Jemsek Answers Cog Hill Critics

Cog Hill owner Frank Jemsek heard the criticism.

He understood comments issued by PGA Tour pros the past two years after they cavorted on Cog’s Dubsdread course. He didn’t like it, but he’s too nice a guy to say so.


The cause was the climate. The weather in July and August 2010 was not conducive to keeping bentgrass alive, much less growing it.

“I wish they were saying good things about the golf course, but it’s hard to fight the facts,” Jemsek said at the time.

But the criticism of Dubsdread from Phil Mickelson and Steve Stricker, among others, based on the architectural renovation of the Dick Wilson design by Rees Jones? That he didn’t and doesn’t understand.

“We didn’t rebuild the golf course for one year,” Jemsek said, noting the precision with which pros were targeting approach shots into the sectioned greens. “We rebuilt it for the next 20 years.”

Jemsek sank $5.2 million into the renovation, which was occasioned in part because the mixture of greens on the course – some push-up greens designed by Wilson and Joe Lee in 1964, some subsequently rebuilt to USGA specifications – yielded different results when pros hit approach shots into them.

A wish to modernize bunker positioning and offer a better test for the pros and the Dubsdread clientele – and position the course for a U.S. Open, a generational Jemsek quest – prompted Frank to pick up the phone and call Jones.

He’ll be calling him again. Jemsek says Jones, and assistant Greg Muirhead, will be part of any renovation of Dubsdread.

“We will not do any of the (contemplated) changes without Rees being involved,” Jemsek said.

Even though the BMW Championship, played most years as the Western Open in the 20 occasions Cog Hill hosted it, will be played at Conway Farms Golf Club in Lake Forest when it returns to the Chicago area in 2013.

“We want the course to have the same continuity,” Jemsek said.

Before Jones or Muirhead take a look at a tweaking, Jemsek knows a couple of things will change at the outset. He wants to take out a bunker on the right side of the first fairway, leaving one as a target that only the longest pros can reach.

Jemsek also wants to soften the hillside on the left side of the 12th green, a severe dropoff at the moment that causes plenty of trouble for the customers who pay $155 to play. The multiple tee complex that connects the fifth and ninth holes already has been adjusted to make the par-4 fifth a 507-yard par-5 again, while the par-5 ninth, a true three-shotter, has been shortened from 613 yards to 586.

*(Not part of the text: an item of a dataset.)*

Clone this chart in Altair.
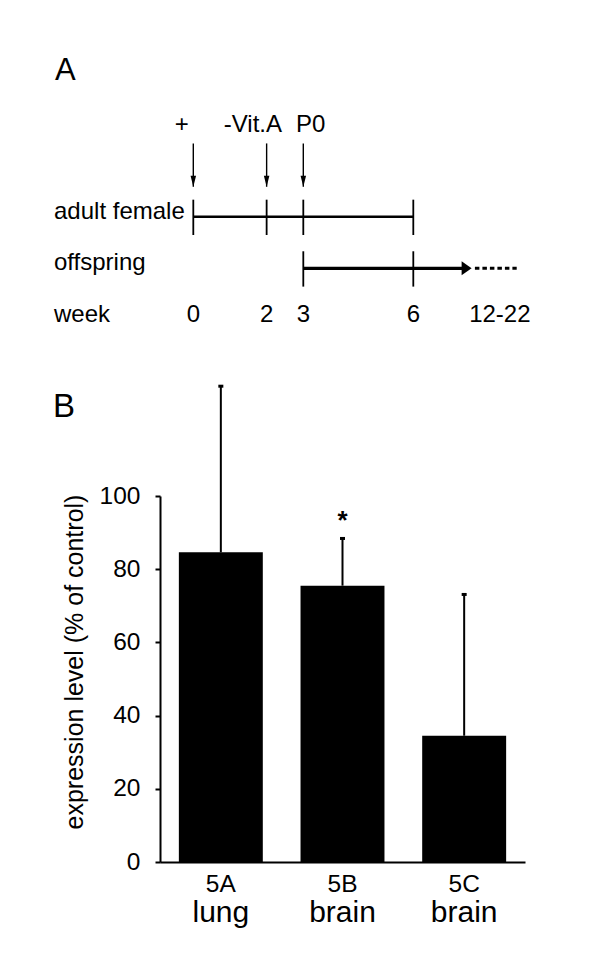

“I think it’ll be plenty tough,” Jemsek said of the fifth restored to its original par of five. And the ninth, with the green even more elevated than Wilson had it, never will be a pushover.

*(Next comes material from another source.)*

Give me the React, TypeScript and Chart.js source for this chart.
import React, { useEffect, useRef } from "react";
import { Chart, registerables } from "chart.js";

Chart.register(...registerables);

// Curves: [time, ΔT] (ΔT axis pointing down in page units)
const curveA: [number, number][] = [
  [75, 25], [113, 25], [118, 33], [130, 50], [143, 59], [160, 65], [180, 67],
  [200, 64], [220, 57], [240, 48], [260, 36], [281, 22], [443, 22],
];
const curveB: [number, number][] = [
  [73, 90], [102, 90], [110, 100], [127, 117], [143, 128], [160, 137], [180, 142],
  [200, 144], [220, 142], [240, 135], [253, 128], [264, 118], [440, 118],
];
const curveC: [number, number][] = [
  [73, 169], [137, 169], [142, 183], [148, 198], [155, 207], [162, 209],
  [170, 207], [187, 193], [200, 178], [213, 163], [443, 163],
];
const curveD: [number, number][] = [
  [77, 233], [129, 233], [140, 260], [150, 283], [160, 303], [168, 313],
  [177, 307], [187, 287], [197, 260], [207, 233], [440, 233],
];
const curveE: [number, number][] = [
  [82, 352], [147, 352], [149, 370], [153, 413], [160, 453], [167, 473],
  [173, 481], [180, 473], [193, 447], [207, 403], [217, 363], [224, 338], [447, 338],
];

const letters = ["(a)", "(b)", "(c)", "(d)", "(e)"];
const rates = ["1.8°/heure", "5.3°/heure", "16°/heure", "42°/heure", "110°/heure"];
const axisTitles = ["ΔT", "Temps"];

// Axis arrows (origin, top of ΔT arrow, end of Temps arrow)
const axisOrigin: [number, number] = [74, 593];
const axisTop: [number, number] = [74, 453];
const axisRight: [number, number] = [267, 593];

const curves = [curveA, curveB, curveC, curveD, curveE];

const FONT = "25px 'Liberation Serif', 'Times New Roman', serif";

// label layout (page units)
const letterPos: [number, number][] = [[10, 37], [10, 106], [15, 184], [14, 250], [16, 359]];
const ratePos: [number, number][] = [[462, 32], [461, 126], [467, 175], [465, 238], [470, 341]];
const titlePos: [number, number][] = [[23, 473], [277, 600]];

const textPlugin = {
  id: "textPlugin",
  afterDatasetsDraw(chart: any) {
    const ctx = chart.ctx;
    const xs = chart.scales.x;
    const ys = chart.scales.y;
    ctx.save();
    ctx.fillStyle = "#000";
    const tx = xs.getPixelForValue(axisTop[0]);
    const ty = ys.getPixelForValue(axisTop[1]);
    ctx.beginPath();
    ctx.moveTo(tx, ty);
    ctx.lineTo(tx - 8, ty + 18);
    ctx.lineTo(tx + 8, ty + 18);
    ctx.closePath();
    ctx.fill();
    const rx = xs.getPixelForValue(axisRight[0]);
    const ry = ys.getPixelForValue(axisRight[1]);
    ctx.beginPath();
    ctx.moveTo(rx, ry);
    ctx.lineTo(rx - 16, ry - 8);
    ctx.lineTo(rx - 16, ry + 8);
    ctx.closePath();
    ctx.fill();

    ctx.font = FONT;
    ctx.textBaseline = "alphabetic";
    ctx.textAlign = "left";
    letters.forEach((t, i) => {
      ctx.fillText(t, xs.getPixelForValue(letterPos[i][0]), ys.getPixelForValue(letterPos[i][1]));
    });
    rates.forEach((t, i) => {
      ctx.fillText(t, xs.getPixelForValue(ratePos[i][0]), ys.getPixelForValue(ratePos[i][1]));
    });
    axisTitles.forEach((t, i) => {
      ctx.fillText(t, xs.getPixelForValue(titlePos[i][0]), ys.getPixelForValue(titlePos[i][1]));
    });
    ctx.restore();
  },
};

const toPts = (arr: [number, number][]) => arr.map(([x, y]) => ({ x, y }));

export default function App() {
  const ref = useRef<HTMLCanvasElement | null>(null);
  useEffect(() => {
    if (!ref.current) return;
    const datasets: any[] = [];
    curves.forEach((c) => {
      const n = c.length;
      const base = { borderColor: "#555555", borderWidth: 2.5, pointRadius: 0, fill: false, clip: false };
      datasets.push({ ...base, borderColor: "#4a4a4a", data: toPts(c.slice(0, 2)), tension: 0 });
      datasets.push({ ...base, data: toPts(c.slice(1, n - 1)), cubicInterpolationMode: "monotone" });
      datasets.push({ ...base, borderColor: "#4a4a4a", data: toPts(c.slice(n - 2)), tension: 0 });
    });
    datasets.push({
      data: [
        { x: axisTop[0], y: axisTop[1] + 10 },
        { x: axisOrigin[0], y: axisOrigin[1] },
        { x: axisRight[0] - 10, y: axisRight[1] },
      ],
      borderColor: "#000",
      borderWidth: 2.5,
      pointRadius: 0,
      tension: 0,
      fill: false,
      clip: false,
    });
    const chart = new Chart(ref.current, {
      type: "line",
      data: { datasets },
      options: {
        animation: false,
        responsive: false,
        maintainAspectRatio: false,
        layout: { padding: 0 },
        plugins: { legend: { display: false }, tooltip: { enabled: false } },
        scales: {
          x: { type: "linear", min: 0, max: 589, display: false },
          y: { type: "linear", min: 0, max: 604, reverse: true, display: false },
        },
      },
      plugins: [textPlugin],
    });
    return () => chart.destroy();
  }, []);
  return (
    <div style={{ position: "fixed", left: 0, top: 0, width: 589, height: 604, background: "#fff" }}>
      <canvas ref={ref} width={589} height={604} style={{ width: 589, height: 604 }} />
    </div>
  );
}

“It’s actually a little easier to knock it on, but Jones still kept the trap that Wilson and Joe Lee had there, to make the lay-up a little more thought provoking,” Jemsek said. “Rees tried to make it so more people would hit it over the trap, and I think he accomplished that.”

Time was eroding the shot value of the layout before Jones restored it. Now, Jemsek doesn’t want to see it lessened for his everyday customers, just because players who were playing for a $7 million purse thought it too difficult.

“When they build a (tough) golf course or change it, it receives a lot of criticism, and as time goes by, the criticism fades,” Jemsek said. “I’m thinking of all the nice things they say about Butler National, and I can remember (what was said) when they built it. Jack Nicklaus chewed them up for many years.

“Rees’ building (Dubsdread’s) greens in sections to try to defend the golf course will become more popular as time goes on, as these guys get longer and stronger and better. He may have made some changes that are ahead of time.”

Any changes made will be seen only by those who pay to play “Dubs.” Getting the BMW back, or another tournament on site to replace it, is something Jemsek is keenly interested in. He even attended the USGA’s annual meeting, carrying the torch for a National Open.

“Hopefully, they would not forget me,” Jemsek said.

Fat chance of that. But with the Open, as well as the PGA Championship, lined up elsewhere for years to come, Jemsek knows the quest for a major will not be fulfilled overnight. If and when it is, perhaps by then the pros will understand what Jemsek was trying to, and has, accomplished.